Laurie Goodstein and David Halbfinger report on the history of denial and distraction that characterized the official response of the Curia to the instances of child sexual abuse by Roman Catholic Clergy around the world.
The office led by Cardinal Ratzinger, the Congregation for the Doctrine of the Faith, had actually been given authority over sexual abuse cases nearly 80 years earlier, in 1922, documents show and canon lawyers confirm. But for the two decades he was in charge of that office, the future pope never asserted that authority, failing to act even as the cases undermined the church’s credibility in the United States, Australia, Ireland and elsewhere.

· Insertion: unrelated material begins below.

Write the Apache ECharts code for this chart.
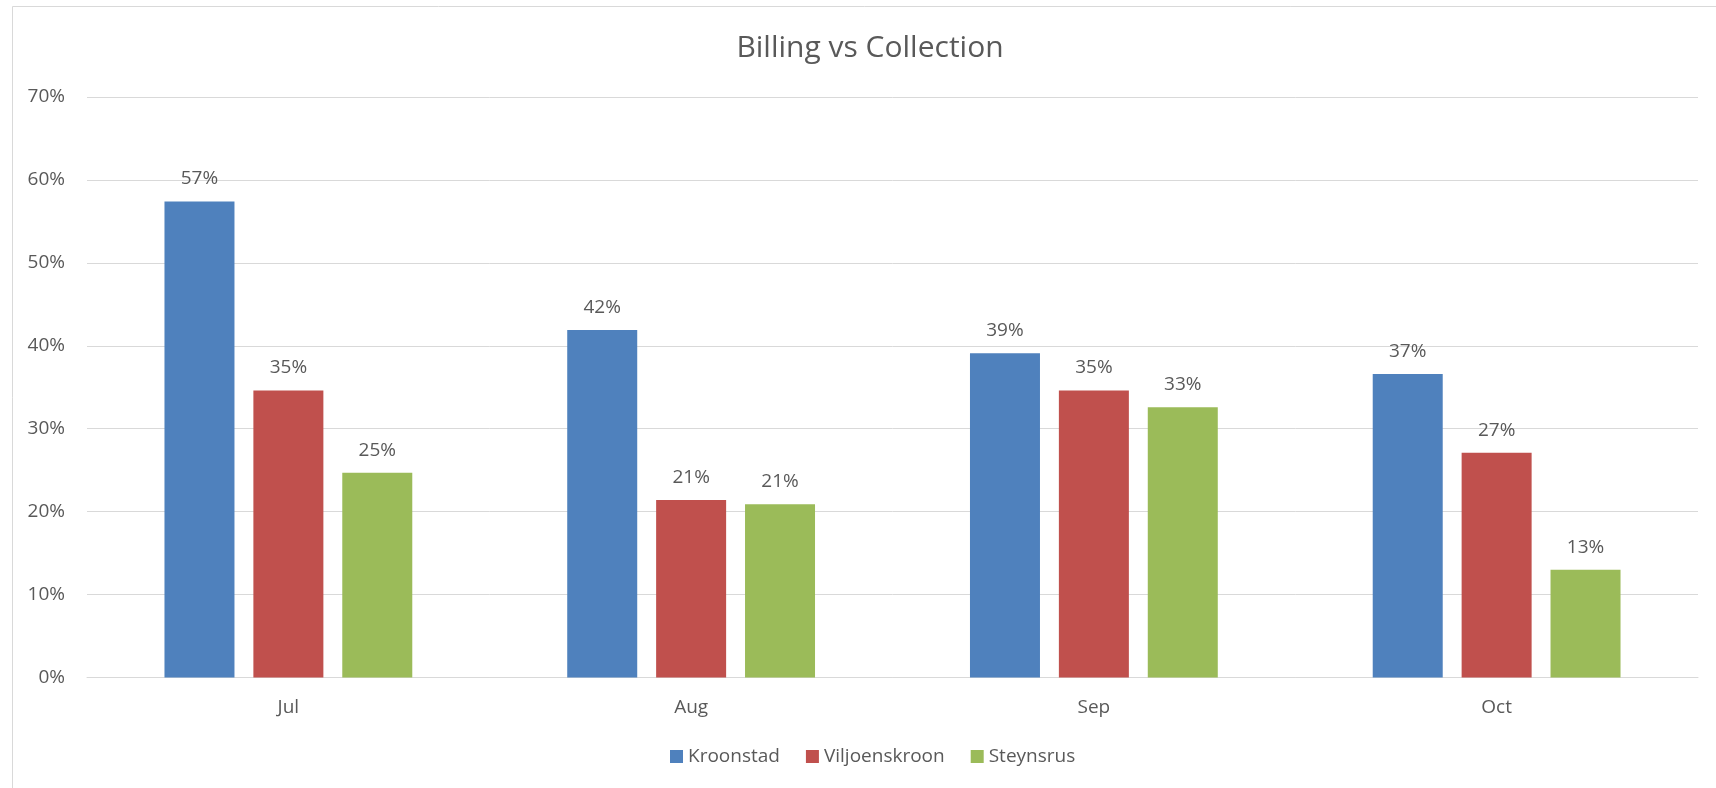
<!DOCTYPE html>
<html>
<head>
<meta charset="utf-8">
<script src="https://cdn.jsdelivr.net/npm/echarts@6/dist/echarts.min.js"></script>
<style>
html,body{margin:0;padding:0;background:#fff;}
#chart{width:1716px;height:788px;}
</style>
</head>
<body>
<div id="chart"></div>
<script>
const categories = ['Jul', 'Aug', 'Sep', 'Oct'];
const kroonstad = [57.4, 41.9, 39.1, 36.6];
const viljoenskroon = [34.6, 21.4, 34.6, 27.1];
const steynsrus = [24.7, 20.9, 32.6, 13.0];
const seriesNames = ['Kroonstad', 'Viljoenskroon', 'Steynsrus'];
const titleText = 'Billing vs Collection';

const FONT = '"Open Sans", "Liberation Sans", sans-serif';
const TXT = '#595959';
const colors = ['#4F81BD', '#C0504D', '#9BBB59'];

const chart = echarts.init(document.getElementById('chart'), null, {renderer: 'canvas'});

function mkSeries(name, data, color) {
  return {
    name: name,
    type: 'bar',
    data: data,
    barWidth: 70,
    barGap: '27%',
    itemStyle: {color: color},
    label: {
      show: true,
      position: 'top',
      distance: 13,
      color: TXT,
      fontFamily: FONT,
      fontSize: 19,
      formatter: p => Math.round(p.value) + '%'
    }
  };
}

chart.setOption({
  animation: false,
  backgroundColor: '#fff',
  color: colors,
  title: {
    text: titleText,
    left: 865,
    textAlign: 'center',
    top: 28,
    textStyle: {color: TXT, fontFamily: FONT, fontSize: 30, fontWeight: 'normal'}
  },
  legend: {
    data: seriesNames,
    left: 665,
    top: 742,
    itemWidth: 13,
    itemHeight: 13,
    itemGap: 26,
    icon: 'rect',
    textStyle: {color: TXT, fontFamily: FONT, fontSize: 19}
  },
  grid: {left: 87, right: 18, top: 97, bottom: 110.5, containLabel: false},
  xAxis: {
    type: 'category',
    data: categories,
    axisLine: {show: true, lineStyle: {color: '#d9d9d9', width: 1}},
    axisTick: {show: false},
    axisLabel: {color: TXT, fontFamily: FONT, fontSize: 19, margin: 21}
  },
  yAxis: {
    type: 'value',
    min: 0,
    max: 70,
    interval: 10,
    axisLine: {show: false},
    axisTick: {show: false},
    splitLine: {lineStyle: {color: '#d9d9d9', width: 1}},
    axisLabel: {color: TXT, fontFamily: FONT, fontSize: 19, margin: 22, formatter: '{value}%'}
  },
  graphic: [{
    type: 'rect',
    shape: {x: 12.5, y: 6.5, width: 1800, height: 900},
    style: {fill: 'none', stroke: '#d9d9d9', lineWidth: 1},
    silent: true,
    z: -1
  }],
  series: [
    mkSeries(seriesNames[0], kroonstad, colors[0]),
    mkSeries(seriesNames[1], viljoenskroon, colors[1]),
    mkSeries(seriesNames[2], steynsrus, colors[2])
  ]
});
</script>
</body>
</html>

Among the issues that got in the way:
The Vatican was more interested in stamping out Liberation Theology and other forms of theological dissent or innovation, and view the scandals thought that lens.
The heart of the office, though, was its doctrinal section. Cardinal Ratzinger, a German theologian appointed prefect of the congregation in 1981, aimed his renowned intellectual firepower at what he saw as “a fundamental threat to the faith of the church” — the liberation theology movement sweeping across Latin America.
As Father Gauthé was being prosecuted in Louisiana, Cardinal Ratzinger was publicly disciplining priests in Brazil and Peru for preaching that the church should work to empower the poor and oppressed, which the cardinal saw as a Marxist-inspired distortion of church doctrine. Later, he also reined in a Dutch theologian who thought lay people should be able to perform priestly functions, and an American who taught that Catholics could dissent from church teachings about abortion, birth control, divorce and homosexuality.
The Bishops did not know the proper channels for dealing with abusive priests and were often undercut in their authority from above. Even though the tools to deal with abusive priests existed since at least 1922 and scandals were appearing in the news since the 1980’s and 1990’s, there was no consistency in the application of those procedures.
…throughout the ’80s and ’90s, bishops who sought to penalize and dismiss abusive priests were daunted by a bewildering bureaucratic and canonical legal process, with contradicting laws and overlapping jurisdictions in Rome, according to church documents and interviews with bishops and canon lawyers.
The Vatican, and in particular then-Cardinal Ratzinger, viewed national bishop’s conferences with suspicion, preferring Bishops to report directly to Rome.
Cardinal Ratzinger also focused on reining in national bishops’ conferences, several of which, independent of Rome, had begun confronting the sexual abuse crisis and devising policies to address it in their countries. He declared that such conferences had “no theological basis” and “do not belong to the structure of the church.” Individual bishops, he reaffirmed, reigned supreme in their dioceses and reported only to the authority of the pope in Rome.
The exodus of clergy from the priesthood often meant that they would rather move an abusive priest that depose him, because so many others were leaving the priesthood.
That concern — that the irrevocable commitment to the priesthood was being undermined by the exodus of priests leaving to marry or because they were simply disenchanted — had already led Cardinal Ratzinger to block the dismissal of at least one priest convicted of molestation, documents show.
The Curia viewed this as a problem of the English-speaking Churches alone, and had little to no good information as to the nature of child sexual abuse, the dynamics of abusers and victims or the impact of the crimes on the victims, families, and communities.
Another Vatican participant even observed that many pedophile priests had Irish surnames, a remark that offended delegates from Ireland.
“Prejudices came out,” said Bishop Robinson of Australia. “There were some very silly things said at times….”
“…It wasn’t that there was bad will in Rome,” Bishop Walsh said. “They just didn’t have the firsthand experience that the dioceses were having around the world — experience with the manipulative, devious ways of the perpetrators. If the perpetrator said, ‘I didn’t do it,’ they would say, ‘He wouldn’t be telling a lie, he has to be telling the truth, and he’s innocent until proven guilty.’
American bishops did prevail in allowing their “zero-tolerance” enacted, and Bishops in Britain have set up similar procedures, but as the Irish and Belgian cases show, there is no uniformity across the whole RC Church, and individuals dioceses may vary in their application of policy.
the Vatican did not proactively apply those policies to other countries, and it is only now grappling with abuse problems elsewhere. Reports have surfaced of bishops in Chile, Brazil, India and Italy who quietly kept accused priests in ministry without informing local parishioners or prosecutors.
Benedict, now five years into his papacy, has yet to make clear if he intends to demand of bishops throughout the world — and of his own Curia — that all priests who committed abuse and bishops who abetted it must be punished.